Raffigurazione egiziana con la divinità del cielo Nut che avvolge la Terra e la barca del Sole, Ra. (Museo del Louvre, Parigi)

Il mito egiziano appena descritto appare molto simile ad altri miti lunari, per esempio a quello di Maya. Queste similitudini tra leggende provenienti da luoghi lontani e da epoche diverse illustrano l'importanza data dalle antiche civiltà alla progressiva scomparsa della Luna durante la fase calante.

Secondo il mito di Maya la Luna e il Sole erano creature terrestri, una giovinetta ed un cacciatore, e tra loro nacque l'amore. Il nonno della ragazza, irato, la fece uccidere e dividere in pezzi, le libellule ne raccolsero il corpo ed il sangue nascondendoli in tredici ceppi cavi. Dopo tredici giorni di ricerche il giovane cacciatore, Sole, trovò i ceppi: da dodici di loro nacquero insetti e serpenti, dal tredicesimo uscì la giovinetta Luna resuscitata.

La divinità lunare smembrata, in una raffigurazione a Tenochitlàn.

I Greci, raccogliendo l'eredità dell'orientale Astarte e della frigia Cibele, trasformarono la divinità lunare in Selene, dea dell'amore, o in Artemide, dea della caccia e della castità indicando con queste due la giovinezza e, con Selene, la maternità (Afrodite era sterile) e in Ecate, con cui si indicava la dea dell'oltretomba, simile alla Luna nera mesopotamica (Luna Nuova).

I Romani mutarono i nomi della divinità lunare greca in Diana, Lucina (da cui poi deriverà Luna) e Trivia e sostituirono agli antichi sacrifici umani, celebrati alla dea della notte, l'usanza di ululare lungamente nei trivi: 'Nocturnisque Ecate triviis ululata per Urbem'. Questo aspetto triforme della Luna racchiudeva i tre momenti essenziali: nascita - vita - morte. La trittica divisione viene mantenuta in moltissime altre religioni dove viene rappresentata come una giovane, una donna incinta e una signora anziana.

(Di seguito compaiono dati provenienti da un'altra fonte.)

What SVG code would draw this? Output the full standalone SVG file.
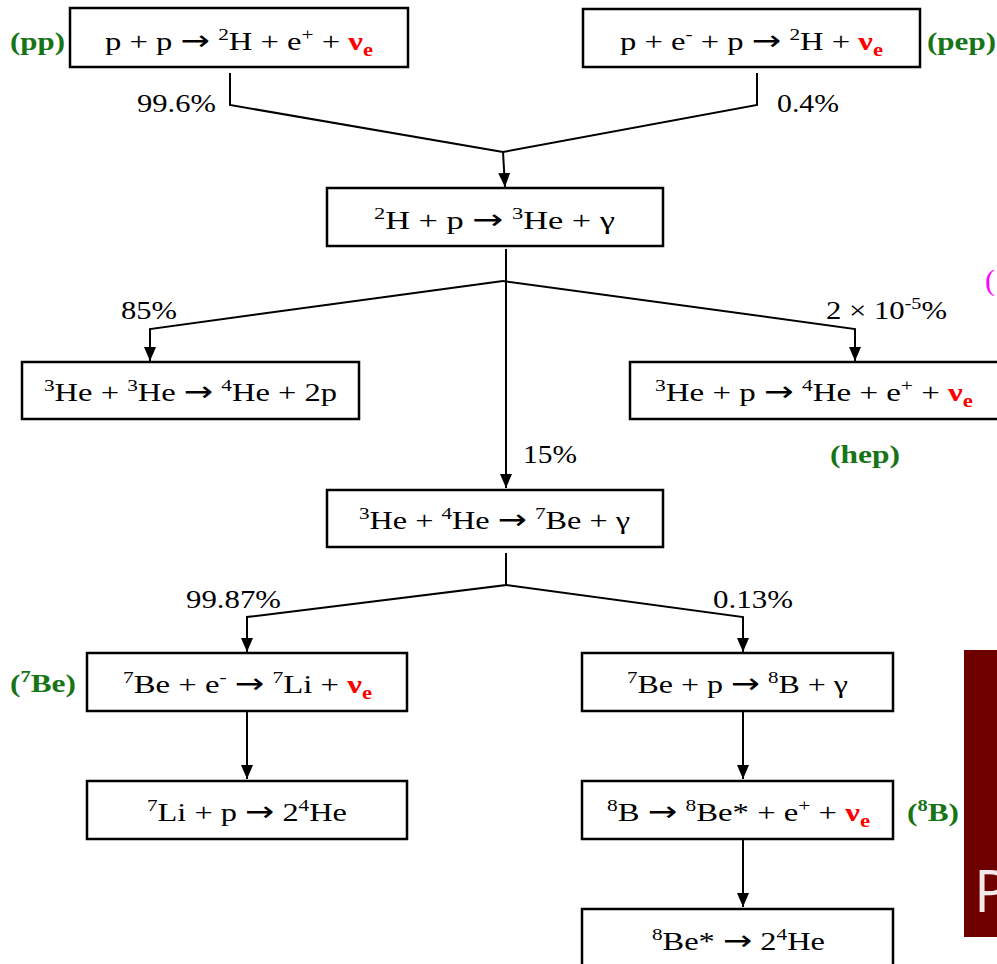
<svg xmlns="http://www.w3.org/2000/svg" width="997" height="964" viewBox="0 0 997 964">
<style>
.box{fill:#fff;stroke:#000;stroke-width:2.5}
.t{font-family:"Liberation Serif","Times New Roman",serif;font-size:26px;fill:#000}
.lbl{font-family:"Liberation Serif","Times New Roman",serif;font-size:26px;fill:#000}
.g{font-family:"Liberation Serif","Times New Roman",serif;font-size:26px;font-weight:bold;fill:#177417}
.sup{font-size:17px}
.ar{font-family:"DejaVu Sans",sans-serif;font-size:28px}
.nu{fill:#ff0000;font-weight:bold}
.nus{fill:#ff0000;font-weight:bold;font-size:18px}
.conn{fill:none;stroke:#000;stroke-width:2}
</style>
<defs>
<marker id="ah" viewBox="0 0 14 12" refX="14" refY="6" markerWidth="14" markerHeight="12" orient="auto" markerUnits="userSpaceOnUse">
<path d="M0,0 L14,6 L0,12 z" fill="#000"/>
</marker>
</defs>
<rect x="0" y="0" width="997" height="964" fill="#fff"/>
<g id="connectors">
<path class="conn" d="M230,73 V105 L503,152"/>
<path class="conn" d="M757,73 V105 L503,152"/>
<path class="conn" d="M503,152 L505,187" marker-end="url(#ah)"/>
<path class="conn" d="M506,249 V488" stroke-width="1.6" marker-end="url(#ah)"/>
<path class="conn" d="M503,281 L150,329 V361" marker-end="url(#ah)"/>
<path class="conn" d="M503,281 L855,329 V361" marker-end="url(#ah)"/>
<path class="conn" d="M506,553 V585 L247,617 V652" marker-end="url(#ah)"/>
<path class="conn" d="M506,585 L743,617 V652" marker-end="url(#ah)"/>
<path class="conn" d="M247,711 V779" marker-end="url(#ah)"/>
<path class="conn" d="M743,711 V779" marker-end="url(#ah)"/>
<path class="conn" d="M743,839 V907" marker-end="url(#ah)"/>
</g>
<g id="pp">
<rect class="box" x="70" y="8" width="338" height="59"/>
<text class="t" x="105" y="50" textLength="268" lengthAdjust="spacingAndGlyphs">p + p <tspan class="ar">→</tspan> <tspan class="sup" dy="-10">2</tspan><tspan dy="10">H + e</tspan><tspan class="sup" dy="-10">+</tspan><tspan dy="10"> + </tspan><tspan class="nu">ν</tspan><tspan class="nus" dy="6">e</tspan></text>
<text class="g" x="10" y="50" textLength="55" lengthAdjust="spacingAndGlyphs">(pp)</text>
</g>
<g id="pep">
<rect class="box" x="583" y="9" width="337" height="58"/>
<text class="t" x="620" y="50" textLength="263" lengthAdjust="spacingAndGlyphs">p + e<tspan class="sup" dy="-10">-</tspan><tspan dy="10"> + p </tspan><tspan class="ar">→</tspan> <tspan class="sup" dy="-10">2</tspan><tspan dy="10">H + </tspan><tspan class="nu">ν</tspan><tspan class="nus" dy="6">e</tspan></text>
<text class="g" x="927" y="50" textLength="69" lengthAdjust="spacingAndGlyphs">(pep)</text>
</g>
<g id="labels-top">
<text class="lbl" x="137" y="112" textLength="79" lengthAdjust="spacingAndGlyphs">99.6%</text>
<text class="lbl" x="777" y="112" textLength="62" lengthAdjust="spacingAndGlyphs">0.4%</text>
</g>
<g id="dp">
<rect class="box" x="327" y="188" width="336" height="58"/>
<text class="t" x="374" y="229" textLength="241" lengthAdjust="spacingAndGlyphs"><tspan class="sup" dy="-10">2</tspan><tspan dy="10">H + p </tspan><tspan class="ar">→</tspan> <tspan class="sup" dy="-10">3</tspan><tspan dy="10">He +  γ</tspan></text>
</g>
<text x="985" y="290" font-family="Liberation Serif, serif" font-size="30" fill="#ff00ff">(</text>
<g id="he3he3">
<rect class="box" x="22" y="362" width="337" height="57"/>
<text class="t" x="44" y="401" textLength="293" lengthAdjust="spacingAndGlyphs"><tspan class="sup" dy="-10">3</tspan><tspan dy="10">He + </tspan><tspan class="sup" dy="-10">3</tspan><tspan dy="10">He </tspan><tspan class="ar">→</tspan> <tspan class="sup" dy="-10">4</tspan><tspan dy="10">He + 2p</tspan></text>
<text class="lbl" x="121" y="319" textLength="56" lengthAdjust="spacingAndGlyphs">85%</text>
</g>
<g id="hep">
<rect class="box" x="630" y="362" width="390" height="57"/>
<text class="t" x="655" y="401" textLength="318" lengthAdjust="spacingAndGlyphs"><tspan class="sup" dy="-10">3</tspan><tspan dy="10">He + p </tspan><tspan class="ar">→</tspan> <tspan class="sup" dy="-10">4</tspan><tspan dy="10">He + e</tspan><tspan class="sup" dy="-10">+</tspan><tspan dy="10"> + </tspan><tspan class="nu">ν</tspan><tspan class="nus" dy="6">e</tspan></text>
<text class="lbl" x="826" y="319" textLength="121" lengthAdjust="spacingAndGlyphs">2 × 10<tspan class="sup" dy="-10">-5</tspan><tspan dy="10">%</tspan></text>
<text class="g" x="830" y="463" textLength="70" lengthAdjust="spacingAndGlyphs">(hep)</text>
</g>
<text class="lbl" x="523" y="463" textLength="54" lengthAdjust="spacingAndGlyphs">15%</text>
<g id="he3he4">
<rect class="box" x="327" y="490" width="336" height="57"/>
<text class="t" x="359" y="529" textLength="271" lengthAdjust="spacingAndGlyphs"><tspan class="sup" dy="-10">3</tspan><tspan dy="10">He + </tspan><tspan class="sup" dy="-10">4</tspan><tspan dy="10">He </tspan><tspan class="ar">→</tspan> <tspan class="sup" dy="-10">7</tspan><tspan dy="10">Be + γ</tspan></text>
</g>
<g id="labels-mid">
<text class="lbl" x="186" y="608" textLength="95" lengthAdjust="spacingAndGlyphs">99.87%</text>
<text class="lbl" x="713" y="608" textLength="80" lengthAdjust="spacingAndGlyphs">0.13%</text>
</g>
<g id="be7e">
<rect class="box" x="87" y="653" width="320" height="58"/>
<text class="t" x="123" y="693" textLength="249" lengthAdjust="spacingAndGlyphs"><tspan class="sup" dy="-10">7</tspan><tspan dy="10">Be + e</tspan><tspan class="sup" dy="-10">-</tspan><tspan dy="10"> </tspan><tspan class="ar">→</tspan> <tspan class="sup" dy="-10">7</tspan><tspan dy="10">Li + </tspan><tspan class="nu">ν</tspan><tspan class="nus" dy="6">e</tspan></text>
<text class="g" x="10" y="692" textLength="66" lengthAdjust="spacingAndGlyphs">(<tspan class="sup" dy="-10">7</tspan><tspan dy="10">Be)</tspan></text>
</g>
<g id="li7p">
<rect class="box" x="87" y="781" width="320" height="58"/>
<text class="t" x="147" y="821" textLength="200" lengthAdjust="spacingAndGlyphs"><tspan class="sup" dy="-10">7</tspan><tspan dy="10">Li + p </tspan><tspan class="ar">→</tspan> 2<tspan class="sup" dy="-10">4</tspan><tspan dy="10">He</tspan></text>
</g>
<g id="be7p">
<rect class="box" x="582" y="653" width="311" height="58"/>
<text class="t" x="627" y="693" textLength="221" lengthAdjust="spacingAndGlyphs"><tspan class="sup" dy="-10">7</tspan><tspan dy="10">Be + p </tspan><tspan class="ar">→</tspan> <tspan class="sup" dy="-10">8</tspan><tspan dy="10">B + γ</tspan></text>
</g>
<g id="b8">
<rect class="box" x="582" y="781" width="311" height="58"/>
<text class="t" x="607" y="821" textLength="263" lengthAdjust="spacingAndGlyphs"><tspan class="sup" dy="-10">8</tspan><tspan dy="10">B </tspan><tspan class="ar">→</tspan> <tspan class="sup" dy="-10">8</tspan><tspan dy="10">Be* + e</tspan><tspan class="sup" dy="-10">+</tspan><tspan dy="10"> + </tspan><tspan class="nu">ν</tspan><tspan class="nus" dy="6">e</tspan></text>
<text class="g" x="907" y="821" textLength="52" lengthAdjust="spacingAndGlyphs">(<tspan class="sup" dy="-10">8</tspan><tspan dy="10">B)</tspan></text>
</g>
<g id="be8">
<rect class="box" x="582" y="909" width="311" height="70"/>
<text class="t" x="652" y="950" textLength="173" lengthAdjust="spacingAndGlyphs"><tspan class="sup" dy="-10">8</tspan><tspan dy="10">Be* </tspan><tspan class="ar">→</tspan> 2<tspan class="sup" dy="-10">4</tspan><tspan dy="10">He</tspan></text>
</g>
<g id="corner">
<rect x="964" y="650" width="40" height="287" fill="#6e0000"/>
<text x="974" y="912" font-family="Open Sans, sans-serif" font-size="58" fill="#f4e8e8">P</text>
</g>
</svg>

Diana con il crescente lunare, in un affresco pompeiano. A destra, i cani ululano alla Luna nell'iconografia dei tarocchi romani.

Alla dea venivano celebrati sacrifici di animali: addirittura cento buoi in occasioni solenni, da cui la parola ecatombe, che significa, appunto, cento buoi.

Nella regione della Frigia, in Asia Minore, la Luna era venerata anche sotto la figura del dio Men. Da questa radice sono derivati i termini greco mén, mese, e méne, luna, ed il latino mensis, oltre che le forme Moon e Mond per Luna, rispettivamente in inglese e tedesco.